Gale Sayers will no longer sue the NFL and Riddell as originally reported.
UPDATE: Sunday, Sept. 22, at 12:35 p.m. ET
Fred Mitchell of the Chicago Tribune confirms that Gale Sayers will not sue the NFL and Riddell:
Gale Sayers told the Tribune on Saturday that he did not consent to a lawsuit filed under his name Friday in U.S. District Court in Chicago that alleges the NFL was negligent in handling his repeated head injuries.
And early Saturday evening, his wife, Ardie Sayers, said that attorney John F. Winters called them to say the suit will be dropped and that the situation was "a big misunderstanding."
---End of update---
Gale Says was reportedly set to become the latest in a long line of former NFL players suing the league for failing to protect players from concussions.
Michael Lansu of the Chicago Sun-Times provided the details of the case, which also names the helmet-making company Riddell as a defendant:
Hall of Fame running back Gale Sayers is suing the NFL and Rosemont-based helmet maker Riddell for allegedly failing to prevent repeated head injuries that he said led to brain damage.
The former Chicago Bear claims he suffers headaches, occasional short-term memory loss and other cognitive deficits from Chronic Traumatic Encephalopathy, according to a suit filed Friday in U.S. District Court in Chicago.
The NFL reached a settlement in August for $765 million to be distributed to former players suffering from concussion-related symptoms, according to NFL.com. The league was facing a lawsuit from more than 4,500 former athletes.
Steve Fainaru and Mark Fainaru-Wada of ESPN reported that anyone who died before 2006, regardless of any proof of concussion-related symptoms, would not be distributed a chunk of the money.
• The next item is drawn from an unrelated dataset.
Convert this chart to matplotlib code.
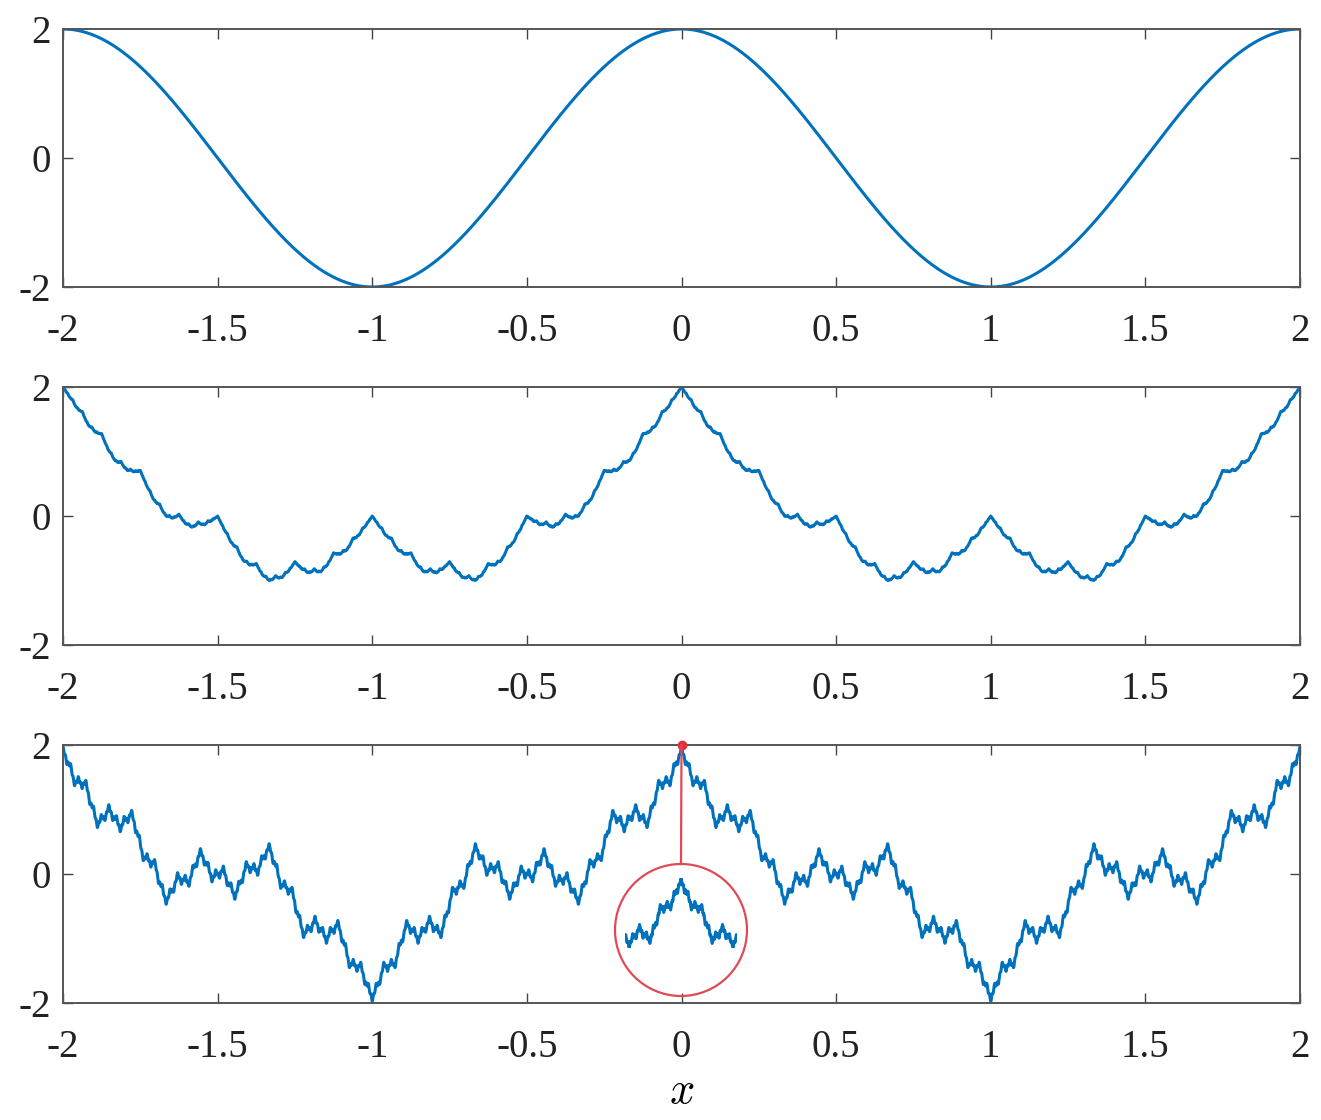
import numpy as np
import matplotlib
matplotlib.use("Agg")
import matplotlib.pyplot as plt
from matplotlib.patches import Ellipse
from matplotlib.lines import Line2D

# Weierstrass-type sums W(x) = sum a^n cos(b^n pi x), parameters
# (values at x = 0, +-1 and +-2/3 fix a = 0.5 and b = 1, 2, 3)
ratio_a = [0.5, 0.5, 0.5]
base_b = [1, 2, 3]
n_terms = [30, 12, 6]
x_ticks = [-2, -1.5, -1, -0.5, 0, 0.5, 1, 1.5, 2]
x_tick_labels = ["-2", "-1.5", "-1", "-0.5", "0", "0.5", "1", "1.5", "2"]
y_ticks = [-2, 0, 2]
y_tick_labels = ["-2", "0", "2"]
inset_range = [-0.2 / 3, 0.2 / 3]   # zoomed window shown inside the circle
peak = [0, 2]

plt.rcParams["font.family"] = ["Liberation Serif", "DejaVu Serif"]
plt.rcParams["mathtext.fontset"] = "cm"
plt.rcParams["axes.unicode_minus"] = False

blue = "#0072BD"
red = "#e0303a"
W, H = 1321, 1120


def weier(x, a, b, n):
    y = np.zeros_like(x)
    for k in range(n):
        y += a ** k * np.cos(b ** k * np.pi * x)
    return y


fig = plt.figure(figsize=(W / 100, H / 100), dpi=100)
tops = [29, 387, 745]
axes = []
x = np.linspace(-2, 2, 24001)
for i, top in enumerate(tops):
    ax = fig.add_axes([63 / W, 1 - (top + 258) / H, 1237 / W, 258 / H])
    y = weier(x, ratio_a[i], base_b[i], n_terms[i])
    ax.plot(x, y, color=blue, lw=2.2)
    ax.set_xlim(-2, 2)
    ax.set_ylim(-2, 2)
    ax.set_xticks(x_ticks)
    ax.set_xticklabels(x_tick_labels)
    ax.set_yticks(y_ticks)
    ax.set_yticklabels(y_tick_labels)
    ax.tick_params(direction="in", length=7, width=1, colors="#444444",
                   labelcolor="#222222", labelsize=28, top=True, right=True, pad=19)
    ax.tick_params(axis="y", pad=9)
    for s in ax.spines.values():
        s.set_color("#555555")
        s.set_linewidth(1.4)
    axes.append(ax)

axes[2].set_xlabel("$x$", fontsize=32, labelpad=4)

# red dot at the peak and magnifying circle
ax3 = axes[2]
ax3.plot(peak[0], peak[1], "o", color=red, ms=6, clip_on=False, zorder=5)

cx, cy, r = 681, 930, 66
circ = Ellipse((cx / W, 1 - cy / H), 2 * r / W, 2 * r / H, transform=fig.transFigure,
               fill=False, edgecolor="#e04a55", lw=1.6)
fig.add_artist(circ)
p = fig.transFigure.inverted().transform(ax3.transData.transform(peak))
fig.add_artist(Line2D([p[0], cx / W], [p[1], 1 - (cy - r) / H],
                      transform=fig.transFigure, color="#e04a55", lw=1.6))

xi = np.linspace(inset_range[0], inset_range[1], 4001)
yi = weier(xi, ratio_a[2], base_b[2], 8)
axi = fig.add_axes([625 / W, 1 - 948 / H, 112 / W, 70 / H])
axi.plot(xi, yi, color=blue, lw=2.2)
axi.set_xlim(inset_range)
axi.set_ylim(yi.min(), yi.max())
axi.axis("off")

fig.savefig("out.png", dpi=100)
While the previous lawsuit featured numerous high-profile players, Sayers becomes yet another recognizable figure in the fight to receive better care for former athletes.
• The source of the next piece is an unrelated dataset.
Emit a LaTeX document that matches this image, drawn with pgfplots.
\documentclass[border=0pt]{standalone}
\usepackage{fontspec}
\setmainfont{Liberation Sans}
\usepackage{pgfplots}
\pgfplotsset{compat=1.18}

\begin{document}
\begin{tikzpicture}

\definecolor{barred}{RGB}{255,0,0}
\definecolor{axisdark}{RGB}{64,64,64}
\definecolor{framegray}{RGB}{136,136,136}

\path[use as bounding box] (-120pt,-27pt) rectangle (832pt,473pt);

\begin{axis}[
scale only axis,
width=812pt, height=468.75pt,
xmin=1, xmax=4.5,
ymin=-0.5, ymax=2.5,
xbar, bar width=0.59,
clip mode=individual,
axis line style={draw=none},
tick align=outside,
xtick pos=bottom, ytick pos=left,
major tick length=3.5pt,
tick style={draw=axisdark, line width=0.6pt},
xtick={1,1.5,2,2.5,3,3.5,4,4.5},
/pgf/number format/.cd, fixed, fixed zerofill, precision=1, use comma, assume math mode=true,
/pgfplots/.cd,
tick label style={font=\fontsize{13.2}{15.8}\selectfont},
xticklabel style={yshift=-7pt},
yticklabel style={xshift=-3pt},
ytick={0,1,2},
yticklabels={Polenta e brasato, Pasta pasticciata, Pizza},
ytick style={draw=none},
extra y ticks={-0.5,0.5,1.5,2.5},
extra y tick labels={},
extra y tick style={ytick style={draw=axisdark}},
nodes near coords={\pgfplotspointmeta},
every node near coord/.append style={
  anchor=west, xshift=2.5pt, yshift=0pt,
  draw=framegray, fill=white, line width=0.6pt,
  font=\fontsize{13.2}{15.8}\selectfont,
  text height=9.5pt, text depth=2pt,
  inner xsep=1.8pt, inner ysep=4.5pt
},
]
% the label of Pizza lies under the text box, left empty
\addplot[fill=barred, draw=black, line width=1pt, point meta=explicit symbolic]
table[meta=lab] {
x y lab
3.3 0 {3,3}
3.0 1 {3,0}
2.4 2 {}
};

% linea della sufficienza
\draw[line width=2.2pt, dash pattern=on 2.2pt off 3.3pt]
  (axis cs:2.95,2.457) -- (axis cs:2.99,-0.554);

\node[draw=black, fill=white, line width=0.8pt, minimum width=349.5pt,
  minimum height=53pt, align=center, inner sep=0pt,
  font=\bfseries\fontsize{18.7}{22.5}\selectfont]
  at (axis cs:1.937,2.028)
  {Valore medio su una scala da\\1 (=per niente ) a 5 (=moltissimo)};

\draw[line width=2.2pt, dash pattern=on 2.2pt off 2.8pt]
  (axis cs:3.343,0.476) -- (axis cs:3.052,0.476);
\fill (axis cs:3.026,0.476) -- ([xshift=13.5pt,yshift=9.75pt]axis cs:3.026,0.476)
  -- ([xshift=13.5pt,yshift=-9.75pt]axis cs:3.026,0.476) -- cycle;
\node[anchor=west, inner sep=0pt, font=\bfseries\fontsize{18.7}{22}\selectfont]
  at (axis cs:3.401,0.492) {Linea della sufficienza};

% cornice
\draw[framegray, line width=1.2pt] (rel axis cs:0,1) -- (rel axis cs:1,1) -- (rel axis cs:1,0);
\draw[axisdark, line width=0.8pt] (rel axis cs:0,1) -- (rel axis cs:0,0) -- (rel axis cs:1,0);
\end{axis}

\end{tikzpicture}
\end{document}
The former Chicago Bears player spent seven years in the NFL, totaling 4,956 rushing yards and 39 rushing touchdowns in that time.
He was named first-team All Pro in five different seasons, played in four Pro Bowls, twice led the NFL in rushing and was inducted into the Pro Football Hall of Fame in 1977.
However, injuries cut his career short, and brain-damage issues are apparently still haunting him at 70 years old.